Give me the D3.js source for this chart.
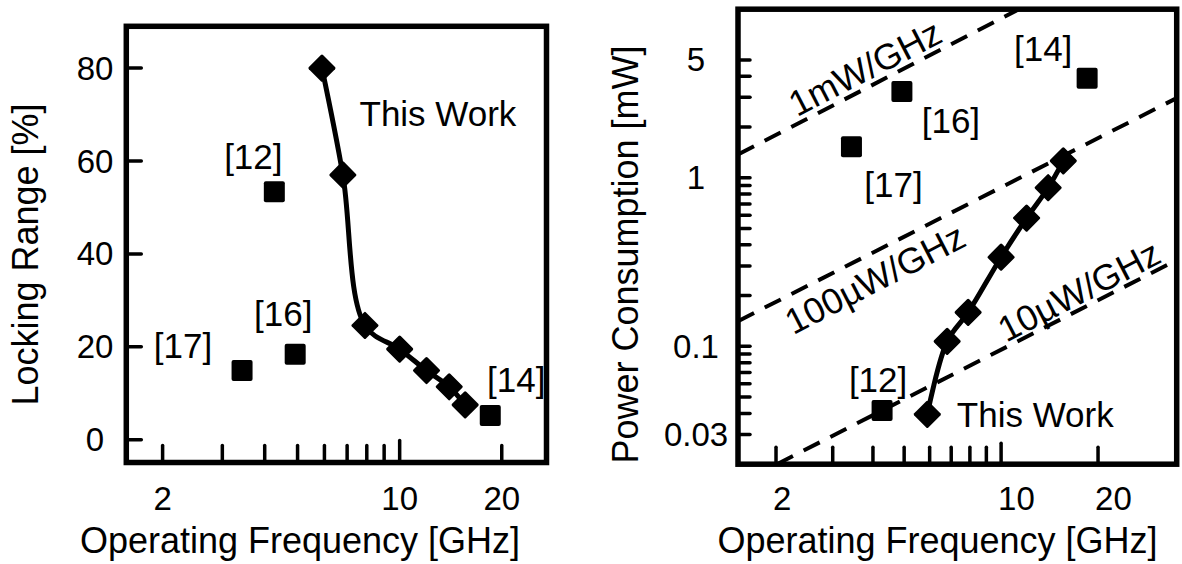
<!DOCTYPE html>
<html lang="en">
<head>
<meta charset="utf-8">
<title>Locking range and power vs frequency</title>
<script src="https://d3js.org/d3.v7.min.js"></script>
<style>
  body { margin: 0; background: #fff; }
  text { font-family: "Liberation Sans", Arial, sans-serif; fill: #000; }
</style>
</head>
<body>
<script>
// this work (diamonds, joined by a line)
const workFreq  = [5.9, 6.8, 7.9, 10.0, 12.0, 14.0, 15.6]
const workLock  = [80, 57, 24.6, 19.5, 14.9, 11.4, 7.5]
const workPower = [0.0395, 0.107, 0.159, 0.338, 0.577, 0.873, 1.26]

// prior works (squares)
const refNames = ["[12]", "[14]", "[16]", "[17]"]
const refFreq  = [4.27, 18.5, 4.92, 3.43]
const refLock  = [53.4, 5.2, 18.4, 14.9]
const refPower = [0.0416, 3.9, 3.25, 1.53]

const guideLabels = ["1mW/GHz", "100\u00b5W/GHz", "10\u00b5W/GHz"]
const guideStart  = [[1.52, 1.37], [1.59, 0.147], [2.23, 0.0221]]
const guideEnd    = [[11.1, 9.78], [33.9, 2.87], [33.9, 0.314]]

// ticks
const freqTicks   = [2, 3, 4, 5, 6, 7, 8, 9, 10, 20]
const freqLabels  = [2, 10, 20]
const lockTicks   = [0, 20, 40, 60, 80]
const powerTicks  = [5, 4, 3, 2, 1, 0.9, 0.8, 0.7, 0.6, 0.5, 0.4, 0.3, 0.2,
                     0.1, 0.09, 0.08, 0.07, 0.06, 0.05, 0.04, 0.03]
const powerLabels = [5, 1, 0.1, 0.03]

const W = 1182, H = 564
const svg = d3.select("body").append("svg").attr("width", W).attr("height", H)

const xL = d3.scaleLog().domain([1.563, 27.1]).range([126.3, 546.5])
const yL = d3.scaleLinear().domain([-4.9, 89]).range([462.5, 26.3])
const xR = d3.scaleLog().domain([1.524, 35.1]).range([738, 1176.7])
const yR = d3.scaleLog().domain([0.02, 10]).range([464.2, 9.2])

const boxOf = (x, y) => {
  const [x0, x1] = x.range(), [y1, y0] = y.range()
  return {x0, x1, y0, y1}
}

const drawSquares = (g, x, y, vals) => {
  g.selectAll("rect.ref")
    .data(refFreq.map((f, i) => [f, vals[i]]))
    .join("rect")
    .attr("class", "ref")
    .attr("x", d => x(d[0]) - 10.5)
    .attr("y", d => y(d[1]) - 10.5)
    .attr("width", 21).attr("height", 21)
    .attr("rx", 2)
    .attr("fill", "#000")
}

const drawWork = (g, x, y, vals, curve) => {
  const pts = workFreq.map((f, i) => [x(f), y(vals[i])])
  g.append("path")
    .attr("d", d3.line().curve(curve)(pts))
    .attr("fill", "none").attr("stroke", "#000")
    .attr("stroke-width", 5).attr("stroke-linejoin", "round")
  g.selectAll("rect.work")
    .data(pts)
    .join("rect")
    .attr("class", "work")
    .attr("x", -10).attr("y", -10)
    .attr("width", 20).attr("height", 20)
    .attr("rx", 1.5)
    .attr("transform", d => `translate(${d[0]},${d[1]}) rotate(45)`)
    .attr("fill", "#000")
}

const drawFrame = (g, b) => {
  g.append("rect")
    .attr("x", b.x0).attr("y", b.y0)
    .attr("width", b.x1 - b.x0).attr("height", b.y1 - b.y0)
    .attr("fill", "none").attr("stroke", "#000").attr("stroke-width", 5.5)
}

const label = (g, txt, x, y, size, anchor) => g.append("text")
  .attr("x", x).attr("y", y)
  .attr("font-size", size)
  .attr("text-anchor", anchor || "middle")
  .attr("dominant-baseline", "central")
  .text(txt)

// ---------- left panel: locking range ----------
const gl = svg.append("g")
const bl = boxOf(xL, yL)

gl.selectAll("line.xt")
  .data(freqTicks)
  .join("line")
  .attr("x1", d => xL(d)).attr("x2", d => xL(d))
  .attr("y1", bl.y1).attr("y2", d => bl.y1 - (d === 10 ? 22 : 17))
  .attr("stroke", "#000").attr("stroke-width", 3.5).attr("stroke-linecap", "round")
gl.selectAll("text.xl")
  .data(freqLabels)
  .join("text")
  .attr("x", d => xL(d)).attr("y", 510)
  .attr("text-anchor", "middle").attr("font-size", 33)
  .text(d => d)

gl.selectAll("line.yt")
  .data(lockTicks)
  .join("line")
  .attr("x1", bl.x0).attr("x2", bl.x0 + 15)
  .attr("y1", d => yL(d)).attr("y2", d => yL(d))
  .attr("stroke", "#000").attr("stroke-width", 3.5).attr("stroke-linecap", "round")
gl.selectAll("text.yl")
  .data(lockTicks)
  .join("text")
  .attr("x", 95).attr("y", d => yL(d))
  .attr("text-anchor", "middle").attr("dominant-baseline", "central")
  .attr("font-size", 33)
  .text(d => d)

drawWork(gl, xL, yL, workLock, d3.curveCatmullRom)
drawSquares(gl, xL, yL, refLock)
drawFrame(gl, bl)

const refOffL = [[-21, -35], [26, -36], [-12, -41], [-59, -25]]
refNames.forEach((n, i) => {
  label(gl, n, xL(refFreq[i]) + refOffL[i][0], yL(refLock[i]) + refOffL[i][1], 35)
})
label(gl, "This Work", xL(workFreq[0]) + 116, yL(workLock[0]) + 45, 35)

gl.append("text")
  .attr("transform", `translate(38,254.5) rotate(-90)`)
  .attr("text-anchor", "middle").attr("font-size", 36)
  .text("Locking Range [%]")
gl.append("text")
  .attr("x", 300).attr("y", 553)
  .attr("text-anchor", "middle").attr("font-size", 36)
  .text("Operating Frequency [GHz]")

// ---------- right panel: power consumption ----------
const gr = svg.append("g")
const br = boxOf(xR, yR)

svg.append("clipPath").attr("id", "clipR")
  .append("rect")
  .attr("x", br.x0).attr("y", br.y0)
  .attr("width", br.x1 - br.x0).attr("height", br.y1 - br.y0)

// guide lines: extend the measured segment to the frame edges
const clipSeg = (p0, p1) => {
  const dx = p1[0] - p0[0], dy = p1[1] - p0[1]
  let t0 = -1e3, t1 = 1e3
  const lim = (p, q) => {
    const t = q / p
    if (p < 0) t0 = Math.max(t0, t)
    else t1 = Math.min(t1, t)
  }
  lim(-dx, p0[0] - br.x0); lim(dx, br.x1 - p0[0])
  lim(-dy, p0[1] - br.y0); lim(dy, br.y1 - p0[1])
  return [[p0[0] + t0 * dx, p0[1] + t0 * dy], [p0[0] + t1 * dx, p0[1] + t1 * dy]]
}

const gg = gr.append("g").attr("clip-path", "url(#clipR)")
guideLabels.forEach((n, i) => {
  const p0 = [xR(guideStart[i][0]), yR(guideStart[i][1])]
  const p1 = [xR(guideEnd[i][0]), yR(guideEnd[i][1])]
  const seg = clipSeg(p0, p1)
  gg.append("path")
    .attr("d", d3.line()(seg))
    .attr("fill", "none").attr("stroke", "#000")
    .attr("stroke-width", 4).attr("stroke-dasharray", "18,12")
})

gr.selectAll("line.xt")
  .data(freqTicks)
  .join("line")
  .attr("x1", d => xR(d)).attr("x2", d => xR(d))
  .attr("y1", br.y1).attr("y2", d => br.y1 - (d === 10 ? 21 : 17))
  .attr("stroke", "#000").attr("stroke-width", 3.5).attr("stroke-linecap", "round")
gr.selectAll("text.xl")
  .data(freqLabels)
  .join("text")
  .attr("x", d => xR(d) - 3).attr("y", 510)
  .attr("text-anchor", "start").attr("font-size", 33)
  .text(d => d)

gr.selectAll("line.yt")
  .data(powerTicks)
  .join("line")
  .attr("x1", br.x0).attr("x2", br.x0 + 12)
  .attr("y1", d => yR(d)).attr("y2", d => yR(d))
  .attr("stroke", "#000").attr("stroke-width", 3.5).attr("stroke-linecap", "round")
gr.selectAll("text.yl")
  .data(powerLabels)
  .join("text")
  .attr("x", 696).attr("y", d => yR(d))
  .attr("text-anchor", "middle").attr("dominant-baseline", "central")
  .attr("font-size", 33)
  .text(d => d)

drawWork(gr, xR, yR, workPower, d3.curveCatmullRom)
drawSquares(gr, xR, yR, refPower)
drawFrame(gr, br)

const refOffR = [[-4, -31], [-44, -30], [49, 29], [42, 38]]
refNames.forEach((n, i) => {
  label(gr, n, xR(refFreq[i]) + refOffR[i][0], yR(refPower[i]) + refOffR[i][1], 35)
})
label(gr, "This Work", xR(workFreq[0]) + 108, yR(workPower[0]), 35)

// guide labels, rotated along the lines
const guidePos = [[865, 68], [875, 279], [1079, 291]]
guideLabels.forEach((n, i) => {
  gr.append("text")
    .attr("transform", `translate(${guidePos[i][0]},${guidePos[i][1]}) rotate(-27.3)`)
    .attr("text-anchor", "middle").attr("dominant-baseline", "central")
    .attr("font-size", 36)
    .text(n)
})

gr.append("text")
  .attr("transform", `translate(638,254.5) rotate(-90)`)
  .attr("text-anchor", "middle").attr("font-size", 36)
  .text("Power Consumption [mW]")
gr.append("text")
  .attr("x", 937.5).attr("y", 553)
  .attr("text-anchor", "middle").attr("font-size", 36)
  .text("Operating Frequency [GHz]")
</script>
</body>
</html>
++++++++++
Restate only the lines running from the start of the material above through the line containing "const refPower = [0.0416, 3.9, 3.25, 1.53]", ends included. No pictures.

Correct output -
Give me the D3.js source for this chart.
<!DOCTYPE html>
<html lang="en">
<head>
<meta charset="utf-8">
<title>Locking range and power vs frequency</title>
<script src="https://d3js.org/d3.v7.min.js"></script>
<style>
  body { margin: 0; background: #fff; }
  text { font-family: "Liberation Sans", Arial, sans-serif; fill: #000; }
</style>
</head>
<body>
<script>
// this work (diamonds, joined by a line)
const workFreq  = [5.9, 6.8, 7.9, 10.0, 12.0, 14.0, 15.6]
const workLock  = [80, 57, 24.6, 19.5, 14.9, 11.4, 7.5]
const workPower = [0.0395, 0.107, 0.159, 0.338, 0.577, 0.873, 1.26]

// prior works (squares)
const refNames = ["[12]", "[14]", "[16]", "[17]"]
const refFreq  = [4.27, 18.5, 4.92, 3.43]
const refLock  = [53.4, 5.2, 18.4, 14.9]
const refPower = [0.0416, 3.9, 3.25, 1.53]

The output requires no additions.